In Germany, rarely a day goes by when a Jewish cemetery isn't desecrated. Still, many Berliners were shocked when vandals toppled 103 gravestones last October in Weissensee, a former East Berlin neighborhood where Europe's largest Jewish graveyard is located.
The vandalism troubled Otmar Kagerer, a local stonemason, enough that he and eight other members of his trade agreed to volunteer their time and skills to repair the damage.
Since then Mr. Kagerer, who is not Jewish, has learned firsthand about anti-Semitism and the strength to be gained from opposing it.
First, he began to receive telephone death threats at night. Then, in November, his workshop in eastern Berlin was attacked by intruders, who smashed 150 tombstones - $30,000 worth of uninsured show pieces.

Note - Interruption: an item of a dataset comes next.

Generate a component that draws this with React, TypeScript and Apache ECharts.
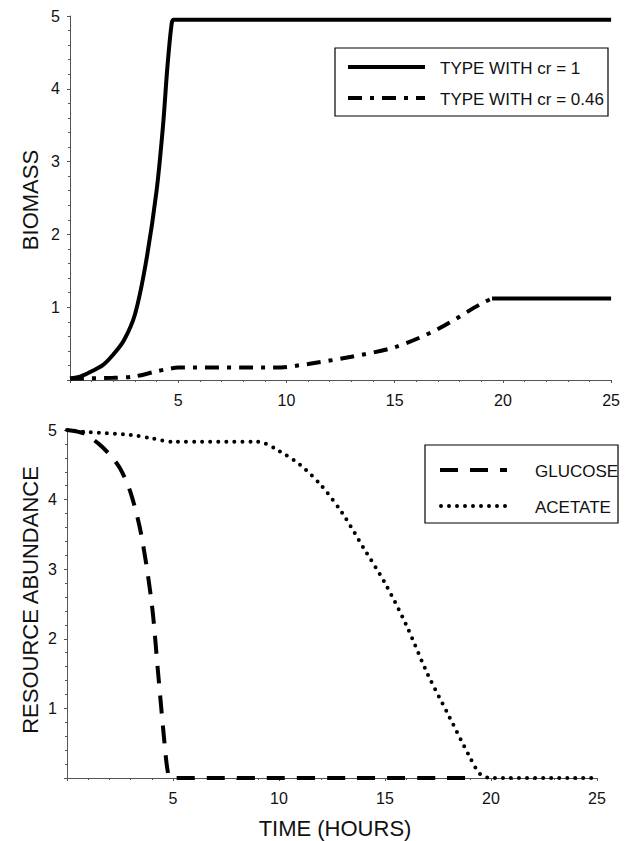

"At first I was speechless when I saw the chaos in front of me," says Kagerer, running a hand through his thick, gray hair. "Only after the first shock, did I make the connection to the Jewish cemetery. It looked similar, the way the tombstones were lying about," he says, referring to the topsy-turvy appearance of many older Jewish graveyards.
Nobody claimed responsibility for the destruction. But the office was left untouched, indicating that it was not an attempted burglary. Kagerer says he felt very alone at that moment. The soft-spoken, broad-shouldered German had become a victim of an anti-Semitic crime.
There are 2,100 Jewish graveyards in Germany. In many parts of the country, they are are the only reminders of a proudly assimilated minority that Hitler's "Final Solution" nearly erased from German life during World War II.
In Berlin, the Jewish population today is less than a tenth of the 170,000 Jews who lived here before 1933 - despite a revival following immigration from the former Soviet Union in the past decade.
Since the late 1980s, the number of anti-Semitic crimes, including Holocaust denial - which is illegal in Germany - have quadrupled to a yearly average of about 800, according to Werner Bergmann, a sociologist at the Center for Anti-Semitism Research at Berlin's Technical University.
And only last week in Britain, a High Court judge ruled against historian David Irving. Mr. Irving, who claims that Hitler did not mastermind the mass slaughter of Jews, had brought a libel suit against an American professor who wrote a book that labeled him a "Holocaust denier." In his verdict, the judge called Irving "anti-Semitic and racist."
France, meanwhile, is due to publish a report today on Jewish assets seized between 1940 and 1944 by the Nazis and their French collaborators. The assets include bank accounts, gold, artwork, and real estate.
In Germany, some 10 percent of all right-wing crimes are classified as anti-Semitic. The rest are largely targeted against foreigners, who in contrast to Jews are a large and often conspicuous minority.
"Anti-semitism has a different structure than xenophobia because it deals with questions of reparations and German guilt," says Mr. Bergmann. "It's a personal opinion that people don't normally express," except in anonymous polls.
Research consistently classifies some 15 percent of the German population as anti-Semitic, with a higher percentage among older people.
Yet to Kagerer, it came as a surprise to learn that an elderly retiree was responsible for the death threats. In December, the man confessed and later offered an awkward, legalistically-worded apology.
"I can't explain to myself that a man just a few years older than me could have so much against Jews," says the stonemason. "When we were growing up, there weren't any Jews."
Kagerer, who was raised in Communist East Germany, says that because the Jewish community was so minuscule, his contact with Judaism first came through the restoration of tombstones. "I became interested because of a feeling and my trade," he says. "The stones are witnesses of history. I began to learn about the rites and way of life, and how to write Hebrew script."
As religion in general was repressed under Communism, Kagerer says faith was not his guiding motivation for repairing the desecrated tombstones.
Rather, the "solidarity" with which he learned to overcome the daily challenges of Communism made him volunteer his efforts.
After Kagerer's workshop was vandalized, and he began checking his car regularly for bombs, he began to doubt whether his good deed had been worth the risk to his family's safety and the future of his business.
Yet as news of the vandalism spread, Kagerer found he was far from alone in his determination to take a personal stand against racism. A foundation for the victims of racist attacks came forward to lead a fundraising campaign that brought in far more money than the amount that Kagerer lost in destroyed gravestones.
This year, he and his wife will take their second-ever trip to Israel.
"When anti-Semitism appears, you must say it loudly. You can't solve the problem if you keep it under the covers," says Andreas Nachama, head of Berlin's Jewish Community. "You see what publicity does. There is a flip side to anti-Semitism: there are also the people who carry their heart in the right place."
Kagerer received his most recent phone threat in January. But he says he now receives many more calls from strangers voicing their support for him. The stonemason says he feels encouraged by the donations and outpouring of goodwill.
"I discovered that somehow our society is still intact," says Kagerer. "And in hindsight I'd say I did the right thing."